Dame Drummer and his children in the video for 'Black and Beautiful.'
Ed. note: As long as humans have been making music, it’s been used as a form of protest. As part of KQED Arts’ 100 Days project, documenting artists’ responses to our new administration in its earliest days, I’ve asked Bay Area musicians to get in touch with songs they’ve written or recorded that serve as reactions to our current political climate. A new one is posted each week.
When 12-year-old Tamir Rice was killed by Cleveland police officers in 2014 -- after a caller reported a young black male brandishing a gun, which turned out to be a toy -- Americans reacted in the now-familiar ways we respond to police shootings. There were protests in the streets, hashtags on Twitter, and press conferences on the evening news.
But for Dame Drummer, a Cleveland native and a father of two, the shooting was personal.
"I felt helpless," says Dame, a drummer, singer-songwriter, and producer who's lived in Oakland since 2012, working with a broad swath of artists in hip-hop, R&B and jazz. "As a father of a young black boy, it was, 'My son likes to play with Nerf guns. It could have been him.'"

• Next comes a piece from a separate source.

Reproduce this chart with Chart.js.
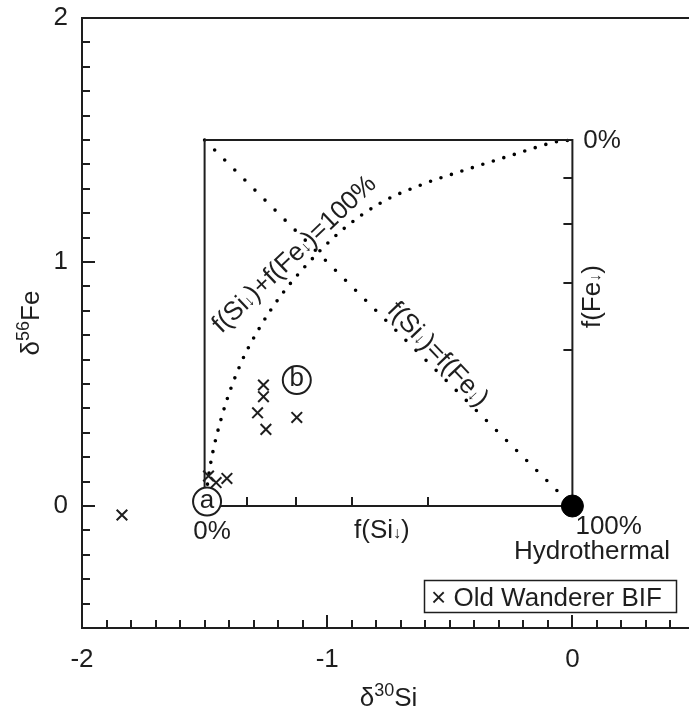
<!DOCTYPE html>
<html>
<head>
<meta charset="utf-8">
<script src="https://cdn.jsdelivr.net/npm/chart.js@4.4.0/dist/chart.umd.min.js"></script>
<style>
  html, body { margin: 0; padding: 0; background: #fff; overflow: hidden; }
</style>
</head>
<body>
<div style="width:711px;height:713px;overflow:hidden">
<canvas id="chart" width="711" height="713" style="width:711px;height:713px"></canvas>
</div>
<script>
// Old Wanderer BIF samples
const wandererX = [-1.837, -1.484, -1.453, -1.409, -1.26, -1.26, -1.284, -1.25, -1.124]
const wandererY = [-0.037, 0.123, 0.096, 0.113, 0.496, 0.448, 0.382, 0.314, 0.363]

// mixing box corners
const boxX = [-1.5, -1.5, 0, 0, -1.5]
const boxY = [1.5, 0, 0, 1.5, 1.5]

// f(Si)=f(Fe) diagonal
const diagX = [-1.5, 0]
const diagY = [1.5, 0]

// f(Si)+f(Fe)=100% curve
const curveX = [-1.5, -1.478, -1.43, -1.355, -1.273, -1.192, -1.097, -0.947, -0.784, -0.62, -0.416, -0.24, -0.063, 0]
const curveY = [0, 0.16, 0.366, 0.578, 0.735, 0.858, 0.974, 1.124, 1.241, 1.315, 1.384, 1.44, 1.493, 1.5]

// hydrothermal end member
const hydroX = [0]
const hydroY = [0]

// circled labels
const markLabels = ['a', 'b']
const markX = [-1.49, -1.124]
const markY = [0.018, 0.516]

// inner ticks on the box (f(Si) along bottom, f(Fe) along right side)
const siTicks = [-1.326, -1.127, -0.897, -0.588]
const feTicks = [1.343, 1.155, 0.913, 0.639]

const ink = '#1e1e1e'
const fontFam = "'Liberation Sans', Arial, Helvetica, sans-serif"
const fs = 26

const toPts = (xs, ys) => xs.map((x, i) => ({x: x, y: ys[i]}))

// draws text with small arrows, centered at 0,0
function richText(ctx, str, size) {
    const parts = str.split(/(↓)/).filter(p => p.length)
    const fonts = parts.map(p => p === '↓' ? `${Math.round(size * 0.62)}px ${fontFam}` : `${size}px ${fontFam}`)
    let widths = parts.map((p, i) => { ctx.font = fonts[i]; return ctx.measureText(p).width })
    let total = widths.reduce((a, b) => a + b, 0)
    let x = -total / 2
    ctx.textAlign = 'left'
    ctx.textBaseline = 'alphabetic'
    parts.forEach((p, i) => {
        ctx.font = fonts[i]
        ctx.fillText(p, x, size * 0.36)
        x += widths[i]
    })
}

function label(chart, str, vx, vy, angle, size) {
    const ctx = chart.ctx
    const px = chart.scales.x.getPixelForValue(vx)
    const py = chart.scales.y.getPixelForValue(vy)
    ctx.save()
    ctx.fillStyle = ink
    ctx.translate(px, py)
    ctx.rotate(angle * Math.PI / 180)
    richText(ctx, str, size)
    ctx.restore()
}

// delta title with superscript mass number
function deltaTitle(ctx, mass, elem, x, y, rot) {
    const parts = [
        {t: 'δ', s: fs, r: 0},
        {t: mass, s: 18, r: 10},
        {t: elem, s: fs, r: 0}
    ]
    ctx.save()
    ctx.fillStyle = ink
    ctx.translate(x, y)
    ctx.rotate(rot)
    let w = parts.map(p => { ctx.font = `${p.s}px ${fontFam}`; return ctx.measureText(p.t).width })
    let cx = -w.reduce((a, b) => a + b, 0) / 2
    ctx.textAlign = 'left'
    ctx.textBaseline = 'alphabetic'
    parts.forEach((p, i) => {
        ctx.font = `${p.s}px ${fontFam}`
        ctx.fillText(p.t, cx, -p.r)
        cx += w[i]
    })
    ctx.restore()
}

const overlay = {
    id: 'overlay',
    afterDatasetsDraw(chart) {
        const ctx = chart.ctx
        const a = chart.chartArea
        const xs = chart.scales.x
        const ys = chart.scales.y
        ctx.save()
        ctx.strokeStyle = ink
        ctx.lineWidth = 2
        // frame
        ctx.strokeRect(a.left, a.top, a.right - a.left, a.bottom - a.top)
        // inward axis ticks every 0.1
        ctx.beginPath()
        for (let i = -20; i <= 5; i++) {
            const px = Math.round(xs.getPixelForValue(i / 10))
            const len = i % 10 === 0 ? 13 : 8
            ctx.moveTo(px, a.bottom)
            ctx.lineTo(px, a.bottom - len)
        }
        for (let i = -5; i <= 20; i++) {
            const py = Math.round(ys.getPixelForValue(i / 10))
            const len = i % 10 === 0 ? 13 : 8
            ctx.moveTo(a.left, py)
            ctx.lineTo(a.left + len, py)
        }
        // box ticks
        const y0 = ys.getPixelForValue(0)
        const x0 = xs.getPixelForValue(0)
        siTicks.forEach(v => {
            const px = Math.round(xs.getPixelForValue(v))
            ctx.moveTo(px, y0)
            ctx.lineTo(px, y0 - 9)
        })
        feTicks.forEach(v => {
            const py = Math.round(ys.getPixelForValue(v))
            ctx.moveTo(x0, py)
            ctx.lineTo(x0 - 9, py)
        })
        ctx.stroke()

        // circled letters
        ctx.fillStyle = ink
        ctx.font = `${fs}px ${fontFam}`
        ctx.textAlign = 'center'
        ctx.textBaseline = 'middle'
        markLabels.forEach((t, i) => {
            ctx.fillText(t, xs.getPixelForValue(markX[i]), ys.getPixelForValue(markY[i]) - 1)
        })

        // legend
        ctx.lineWidth = 1.5
        ctx.strokeRect(424.5, 580.5, 252, 32)
        ctx.font = `${fs}px ${fontFam}`
        ctx.textAlign = 'left'
        ctx.textBaseline = 'alphabetic'
        ctx.fillText('× Old Wanderer BIF', 431, 606)

        // axis titles
        deltaTitle(ctx, '30', 'Si', (a.left + a.right) / 2, 706, 0)
        deltaTitle(ctx, '56', 'Fe', 39, (a.top + a.bottom) / 2, -Math.PI / 2)
        ctx.restore()

        // annotations
        label(chart, '0%', -1.47, -0.098, 0, fs)
        label(chart, 'f(Si↓)', -0.777, -0.091, 0, fs)
        label(chart, '100%', 0.148, -0.078, 0, fs)
        label(chart, 'Hydrothermal', 0.08, -0.18, 0, fs)
        label(chart, '0%', 0.121, 1.507, 0, fs)
        label(chart, 'f(Fe↓)', 0.073, 0.858, -90, fs)
        label(chart, 'f(Si↓)+f(Fe↓)=100%', -1.139, 1.037, -43.6, fs)
        label(chart, 'f(Si↓)=f(Fe↓)', -0.543, 0.626, 46.4, fs)
    }
}

const intLabel = v => Math.abs(v - Math.round(v)) < 1e-6 ? String(Math.round(v)) : ''
const noPad = s => { s.paddingTop = 0; s.paddingBottom = 0; s.paddingLeft = 0; s.paddingRight = 0 }

new Chart(document.getElementById('chart').getContext('2d'), {
    type: 'scatter',
    data: {
        datasets: [
            {
                label: 'marks',
                data: toPts(markX, markY),
                pointStyle: 'circle',
                pointRadius: 14,
                backgroundColor: '#fff',
                borderColor: ink,
                borderWidth: 2,
                order: 0
            },
            {
                label: 'Hydrothermal',
                data: toPts(hydroX, hydroY),
                pointRadius: 11,
                backgroundColor: '#000',
                borderColor: '#000',
                order: 1
            },
            {
                label: 'Old Wanderer BIF',
                data: toPts(wandererX, wandererY),
                pointStyle: 'crossRot',
                pointRadius: 7.5,
                borderColor: ink,
                borderWidth: 2,
                order: 2
            },
            {
                label: 'box',
                data: toPts(boxX, boxY),
                showLine: true,
                borderColor: ink,
                borderWidth: 2,
                pointRadius: 0,
                order: 3
            },
            {
                label: 'equal',
                data: toPts(diagX, diagY),
                showLine: true,
                borderColor: '#000',
                borderWidth: 3.6,
                borderDash: [0, 14.2],
                borderCapStyle: 'round',
                pointRadius: 0,
                order: 4
            },
            {
                label: 'sum',
                data: toPts(curveX, curveY),
                showLine: true,
                cubicInterpolationMode: 'monotone',
                borderColor: '#000',
                borderWidth: 3.6,
                borderDash: [0, 11],
                borderCapStyle: 'round',
                pointRadius: 0,
                order: 5
            }
        ]
    },
    options: {
        responsive: false,
        animation: false,
        events: [],
        layout: { padding: { top: 18, right: 6, left: 0, bottom: 0 } },
        plugins: {
            legend: { display: false },
            tooltip: { enabled: false }
        },
        scales: {
            x: {
                type: 'linear',
                min: -2,
                max: 0.5,
                grid: { display: false, drawTicks: false },
                border: { display: false },
                ticks: {
                    stepSize: 1,
                    autoSkip: false,
                    maxRotation: 0,
                    padding: 16,
                    color: ink,
                    font: { family: fontFam, size: fs },
                    callback: intLabel
                },
                afterFit: s => { s.height = 85; noPad(s) }
            },
            y: {
                type: 'linear',
                min: -0.5,
                max: 2,
                grid: { display: false, drawTicks: false },
                border: { display: false },
                ticks: {
                    stepSize: 1,
                    autoSkip: false,
                    padding: 14,
                    color: ink,
                    font: { family: fontFam, size: fs },
                    callback: intLabel
                },
                afterFit: s => { s.width = 82; noPad(s) }
            }
        }
    },
    plugins: [overlay]
})
</script>
</body>
</html>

That "place of heartbreak," says the musician, is what inspired "Black and Beautiful," a track from Dame's forthcoming album LOVEolution. With lyrics that speak directly to black youth about the importance of reclaiming their roots, taking pride in their history and rejecting negative messages about their worth from both inside and outside their communities, it's based on a poem by the spoken word artist OneTruth, a close friend of Dame's from the open mic scene back home in Cleveland. Dame composed the melody and hook around it, then reached out to two musician friends with whom he'd worked before -- pianist/emcee Kev Choice and rapper Zumbi from Zion I, who promptly responded with guest verses.
The video, directed by Kevin Taylor, includes poignant scenes of children -- two of them Dame's own son, 9, and daughter, 4 -- in and around Oakland, dropping in on neighborhood stores and running into the track's featured artists. Spliced into their journey are flashes of racist cartoons and other jarring imagery from slavery's dark past. Throughout the video, people are also seen wearing crude face masks -- which, Dame says, stand in for the stereotypes that young black kids must resist internalizing.
LOVEolution, which isDame's sophomore solo effort, doesn't have a release date yet, but the songs that are completed include features by Mistah FAB, Viveca Hawkins, and more. There are love songs, says Dame, and more upbeat party songs as well. "I just want to use my gift to make art that's positive, that speaks to my community," he says. "It's my obligation as an artist, and it's also my responsibility to my kids, to be their teacher."
In the video for "Black and Beautiful," it's no accident that the kids' journey culminates at the Roses in Concrete school in East Oakland, a two-year-old community school attended predominantly by students of color, with a curriculum geared toward social justice. (The school is named after a poem by Bay Area native Tupac Shakur.) The kids there were quick to understand the messages of the song when Dame came in to explain it, he says. They also helped make the masks in their classrooms.
"That's a school that empowers the black and brown community, and [those students] are already sharp," he says. "I came and told them, 'Those masks represent all the lies, everything that's negative that's said about you.'" Which, of course, is what makes their smiles so very sweet when they finally pull the masks off.